Book Review: Jerusalem Maiden by Talia Carner

Title: Jerusalem Maiden
Author: Talia Carner
Publisher: Harper
ISBN: 978-0062004376
Genre: Fiction
PP: 464 pages
Price: $14.99
Source: Publisher
Rating: 4/5

Spanning the 20th century from 1911 through the 1968 epilogue, “Jerusalem Maiden” is a fascinating story which focuses on the life of a young ultra-Orthodox Jewish woman. Talia Carner draws the reader into the life of Esther Kaminsky, the “Jerusalem Maiden”; and, in doing so, provides insight into the history of Israel and the cultural differences among its diverse citizens. On a deeper level, the novel presents the reader with dilemmas that many individuals face. That is, whether to follow your own dream or whether to follow cultural dictates and the expectations of your society. Further, the heroine, as do many individuals, experiences deep turmoil with respect to her faith as she strives to ascertain the direction Hashem (God) would have her choose for her life.

“Jerusalem Maiden” highlights the internal conflict that Esther experiences as she struggles between those choices. In developing the storyline from Esther’s perspective, Talia Carner opens a view of Jewish culture and world history that may be unfamiliar to many readers. However, the novel never loses the focus on Esther’s conflict – whether to pursue art, effectively abandoning her religious upbringing and her family, or whether to follow the path of marriage and motherhood as is expected of young Haredi women. Seeking to know God’s will, Esther must make choices that conflict with her upbringing.

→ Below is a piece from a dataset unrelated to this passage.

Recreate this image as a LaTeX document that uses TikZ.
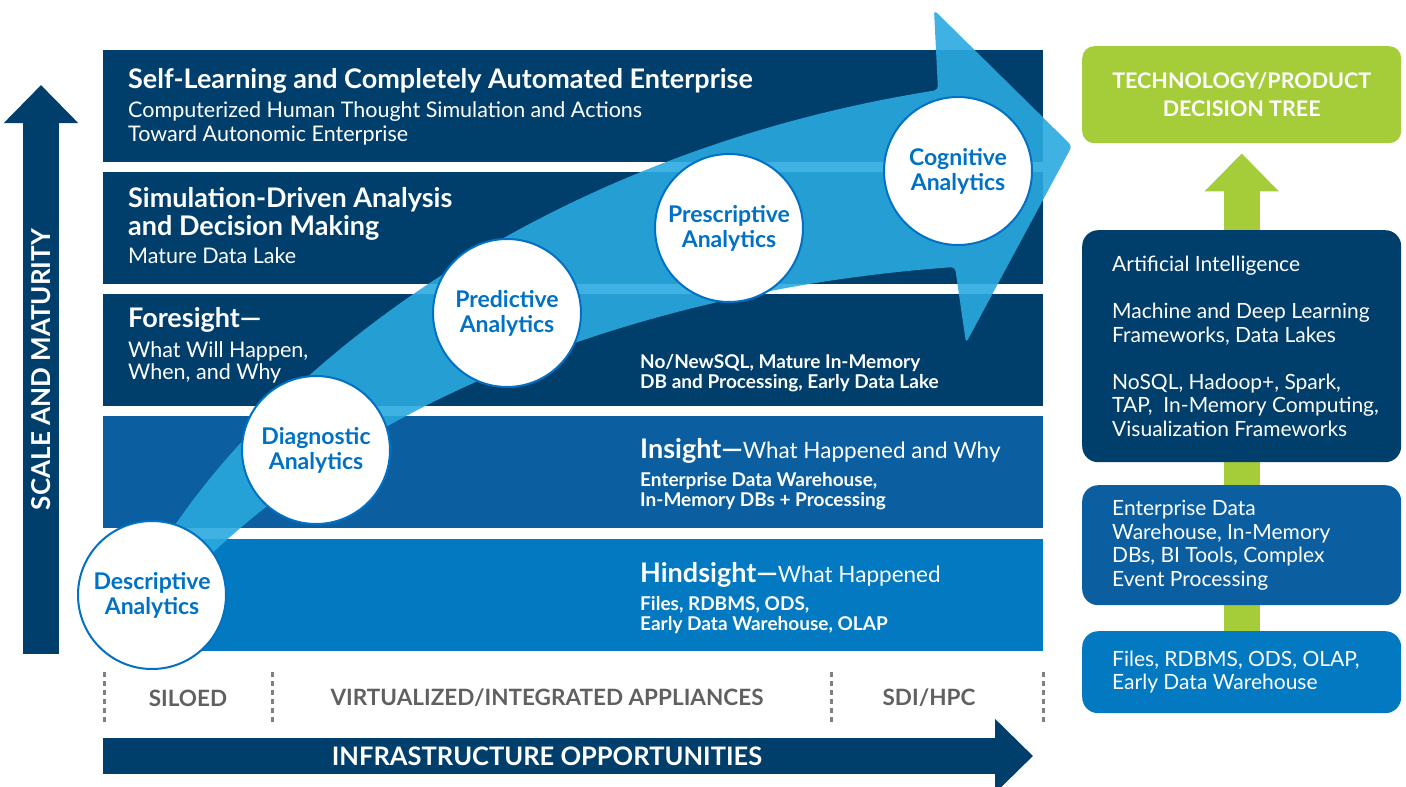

Talia Carner has developed “Jerusalem Maiden’s” characters with rare skill. One finds they are drawn into the characters’ personal conflicts, caring deeply that the outcome will be favorable for a particular individual. The women are very much alive in the pages of this book. The male characters are as well drawn as the female protagonist, her sister Hannah, or her friend Ruthi. Nevertheless, the men’s lives and personalities are not as fully described as those of the women. However, Carner does furnish sufficient detail to provide the reader with insight into the male characters’ mindset – which exacerbates Esther’s conflict between fulfilling personal desires and bowing to the dictates of societal expectations.

I recommend “Jerusalem Maiden” to any reader who is looking for a fascinating read. It is a well written, deeply personal portrait of a young woman struggling to follow her dreams without sacrificing her family or the principles by which she has been raised. You will find yourself hoping that she can do so.